[Source code of charts]
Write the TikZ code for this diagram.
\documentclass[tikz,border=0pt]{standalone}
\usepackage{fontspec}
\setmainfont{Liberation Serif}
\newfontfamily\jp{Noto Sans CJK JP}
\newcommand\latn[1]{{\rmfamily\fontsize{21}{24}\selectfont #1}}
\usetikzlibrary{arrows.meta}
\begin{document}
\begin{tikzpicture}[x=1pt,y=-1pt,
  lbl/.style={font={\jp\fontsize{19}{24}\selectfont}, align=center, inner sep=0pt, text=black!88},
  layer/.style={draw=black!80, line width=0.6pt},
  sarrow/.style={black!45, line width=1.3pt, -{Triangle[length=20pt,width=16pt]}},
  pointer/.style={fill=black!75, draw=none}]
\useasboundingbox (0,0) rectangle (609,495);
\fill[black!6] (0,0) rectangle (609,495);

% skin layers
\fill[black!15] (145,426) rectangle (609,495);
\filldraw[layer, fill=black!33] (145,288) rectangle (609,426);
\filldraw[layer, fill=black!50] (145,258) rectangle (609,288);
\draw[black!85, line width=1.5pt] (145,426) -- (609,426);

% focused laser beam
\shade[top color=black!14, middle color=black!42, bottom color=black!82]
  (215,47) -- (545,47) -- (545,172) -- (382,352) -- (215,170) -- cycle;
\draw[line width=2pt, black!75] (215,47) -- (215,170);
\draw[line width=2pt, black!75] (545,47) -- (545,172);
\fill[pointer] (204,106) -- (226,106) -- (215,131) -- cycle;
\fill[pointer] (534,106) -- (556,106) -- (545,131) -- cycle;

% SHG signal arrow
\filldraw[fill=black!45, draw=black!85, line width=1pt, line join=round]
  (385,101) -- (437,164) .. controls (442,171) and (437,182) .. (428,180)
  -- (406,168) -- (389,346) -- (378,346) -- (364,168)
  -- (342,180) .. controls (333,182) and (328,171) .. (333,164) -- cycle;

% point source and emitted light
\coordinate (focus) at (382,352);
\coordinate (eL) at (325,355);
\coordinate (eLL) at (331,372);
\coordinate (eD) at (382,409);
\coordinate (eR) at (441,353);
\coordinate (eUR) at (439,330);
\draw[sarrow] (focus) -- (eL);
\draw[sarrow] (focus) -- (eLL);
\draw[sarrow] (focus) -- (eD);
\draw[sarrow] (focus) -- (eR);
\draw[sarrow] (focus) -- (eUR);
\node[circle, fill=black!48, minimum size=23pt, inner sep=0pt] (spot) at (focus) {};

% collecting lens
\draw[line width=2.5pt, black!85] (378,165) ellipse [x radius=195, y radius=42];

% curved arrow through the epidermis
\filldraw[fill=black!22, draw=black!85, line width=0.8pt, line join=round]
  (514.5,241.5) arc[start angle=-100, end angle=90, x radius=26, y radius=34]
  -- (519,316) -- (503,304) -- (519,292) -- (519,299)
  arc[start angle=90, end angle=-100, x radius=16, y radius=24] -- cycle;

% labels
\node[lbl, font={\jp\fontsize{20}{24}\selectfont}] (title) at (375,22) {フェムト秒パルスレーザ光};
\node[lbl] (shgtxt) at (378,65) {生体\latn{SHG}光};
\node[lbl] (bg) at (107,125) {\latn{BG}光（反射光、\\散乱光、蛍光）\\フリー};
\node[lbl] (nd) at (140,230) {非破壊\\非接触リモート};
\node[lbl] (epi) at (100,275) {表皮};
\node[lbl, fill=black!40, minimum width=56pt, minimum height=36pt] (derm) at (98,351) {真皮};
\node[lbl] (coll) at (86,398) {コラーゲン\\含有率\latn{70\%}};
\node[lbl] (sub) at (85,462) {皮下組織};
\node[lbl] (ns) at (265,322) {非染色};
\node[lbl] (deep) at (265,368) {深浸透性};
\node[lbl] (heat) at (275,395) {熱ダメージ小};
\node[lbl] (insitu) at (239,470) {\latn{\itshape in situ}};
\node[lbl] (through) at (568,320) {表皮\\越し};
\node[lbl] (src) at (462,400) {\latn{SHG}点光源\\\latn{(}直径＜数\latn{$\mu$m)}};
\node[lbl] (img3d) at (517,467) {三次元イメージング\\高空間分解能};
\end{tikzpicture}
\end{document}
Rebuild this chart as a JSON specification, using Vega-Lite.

WHAT TO PRODUCE =>
Pull out all lines containing the word "this" from the entries above.

EXERCISE RESPONSE =>
Write the TikZ code for this diagram.
Rebuild this chart as a JSON specification, using Vega-Lite.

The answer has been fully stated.